A veces, la literatura produce luminarias como Antonio Muñoz Molina. Inclasificables, por cierto, si es que se puede establecer algún tipo de serie o categorías dentro de los escritores.
Muñoz Molina es uno de esos autores que la gente suele llamar “de raza”, queriendo decir que hay algo innato, una madera, que no se sueña con adquirir si no se vino al mundo hecho de ella.
De su último gran libro, La Noche de los Tiempos, no voy a hablar (aún) porque recién comienzo a leerlo.
Quería decir, en cambio, que unas semanas antes de acometer su extensa última obra, lo vi por casualidad en un reportaje que le hizo Osvaldo Quiroga en su programa de televisión, “El Refugio de la Cultura”. Yo no recordaba con precisión la cara de Muñoz Molina, y para más desconcierto no tiene lo que se podría considerar un típico acento español, por lo cual estuve un buen rato disfrutando de este reporteado “anónimo” sin atreverme a pensar que se trataba, ni más ni menos, que del autor de Sefarad.

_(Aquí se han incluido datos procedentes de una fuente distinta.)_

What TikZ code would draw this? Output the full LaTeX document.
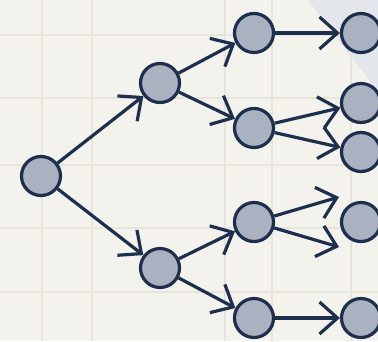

No es que “El Refugio…” no sea un foro prestigioso, de hecho lo es y su conductor debe contarse entre los más meritorios para ocupar el lugar de entrevistador de artistas, pero la realidad es que era algo inverosímil esto de ver una figura de la talla de Muñoz Molina (nos guste o no, el mundo los mide por su eficacia a la hora de escribir pero también por la cantidad y la fama de los premios recibidos) en un programa de modesto rating y fuera del prime time. No voy a entrar en disquisiciones acerca de la sencillez que este gesto le inferiría; honestamente, la humildad nunca se contó entre las cualidades que yo espere o celebre de un escritor y nada me importa menos que la humildad o su falta, sobre todo en personas que tienen tantas razones para sentirse importantes.
Lo que me fascinó de este reportaje de tan bajo perfil, fue en primer lugar el clima intimista que se generó (digámoslo como es: por más susurrante que se ponga, Jesús Quinteros nunca logrará sonar “intimista” si a quien está entrevistando es a Antonio Banderas y Melanie Griffith y las preguntas versan sobre su vida sexual); las cosas la mar de interesantes que iban surgiendo entre este escritor increíble y su idóneo preguntador, la cantidad de ideas bellas que se desplegaron.
Interpelado Muñoz Molina sobre esa característica tan suya de dotar a las páginas de un relieve, de unas descripciones tan minuciosas que hacen que el lector no sólo comprenda e imagine sino también huela, oiga, toque, él se limitó a decir algo así como que (desearía poder ser textual, aunque mi memoria no me lo permitirá cabalmente) este nivel de detalle era algo que ponía en práctica para conjurar una de las características más crueles del paso del tiempo, la cual es precisamente ir borrando el recuerdo fino, el perfume, la pluma en un sombrero, el sonido de un tren pasando por la calle de siempre; y utilizó para ello una preciosa metáfora: estas minucias son el tejido blando sobre el gran esqueleto que es el recuerdo, y como tal están condenadas a no permanecer, a evaporarse en favor de un concepto más general de la memoria, que es lo que queda finalmente.
El trabajo que hace Muñoz Molina por conservar ese tejido blando es realmente loable. El no estuvo, y nosotros no estuvimos, pero podemos de pronto sentirnos en esa Madrid de los años treinta, alienada, que lanzó a los hijos contra los padres y expulsó a tantos, entre ellos al protagonista de la novela.
Mil páginas de memoria en maravilloso estado de conservación.